Teams that take this approach typically move from ad-hoc, spreadsheet-based inventories to a living, enforceable discovery system embedded in their data pipeline. In customer deployments, that’s translated into things like a 75% faster path to usable test data and materially fewer escaped defects due to more realistic, regulated-safe data in lower environments.

How does sensitive data discovery in Structural support AI training and RAG workflows?

Short Answer: Structural removes PII/PHI from the structured and semi-structured sources feeding your AI pipelines, while Tonic Textual handles unstructured text before it’s ingested into vector stores or used for training.

Details: For AI workloads, you usually have two streams:

  1. Structured sources (features, labels, event logs):

    • Structural runs PII/PHI discovery rules across your tables and views.
    • Fields like user IDs, contact info, medical identifiers, and fine-grained timestamps are classified and transformed.
    • Because Structural preserves referential integrity and statistical properties, your models still see realistic distributions and relationships, but never see real identities.
  2. Unstructured sources (support tickets, notes, emails, PDFs):

    • This is where Tonic Textual comes in. You run a Textual workflow to:
      • Use proprietary NER models to detect sensitive entities in free text (names, addresses, medical details).
      • Apply redaction or reversible tokenization.
      • Optionally synthesize realistic replacements to keep semantic context intact for RAG and LLM training.

Combined, you get:

  • An end-to-end sanitization pipeline for both structured and unstructured data.
  • Continuous PII/PHI discovery that keeps up with schema changes and new document types.
  • AI datasets and knowledge bases that mirror production complexity without embedding live PII/PHI in your models.

Summary

Setting up sensitive data discovery rules for PII/PHI in Tonic Structural is about turning privacy into a first-class engineering workflow. You define what “sensitive” means for your business, encode that as rules on schema, metadata, and patterns, and let Structural enforce it every time it generates de-identified or synthetic datasets.

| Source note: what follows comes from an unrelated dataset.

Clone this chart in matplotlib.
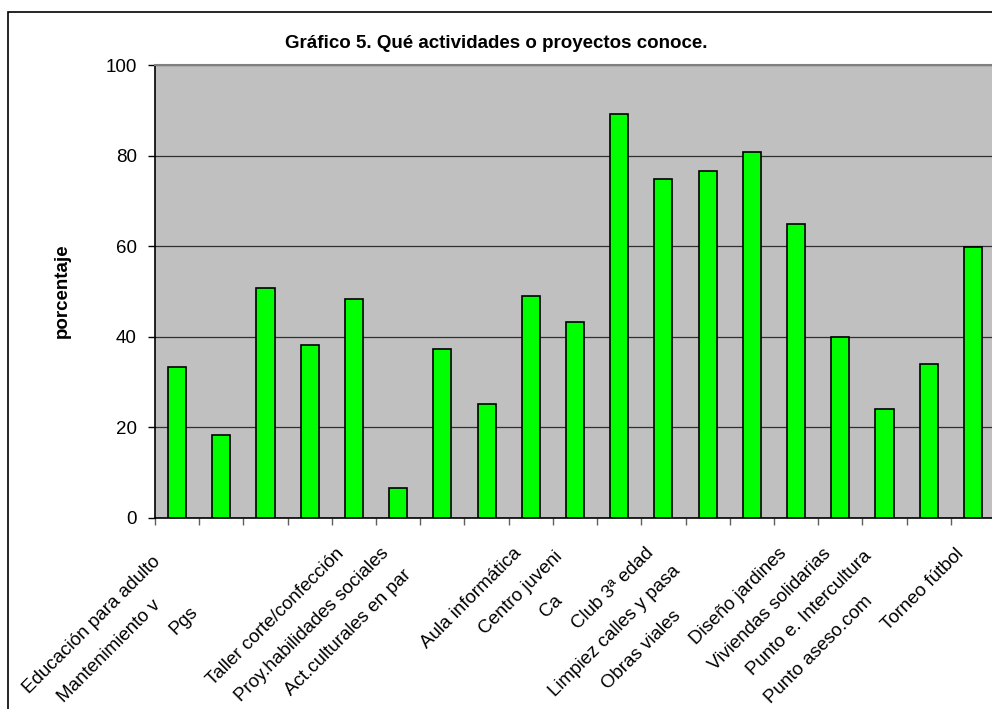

Instead of chasing shadow copies of production and hoping someone remembers which columns are dangerous, you get a system that:

  • Automatically finds PII/PHI across your structured landscape
  • Keeps up with schema changes and new features
  • Routes sensitive fields through transforms that preserve utility—cross-table consistency, statistical properties, and application behavior

That’s how teams accelerate releases, unblock AI initiatives, and respect data privacy as a human right, without slowing engineers down.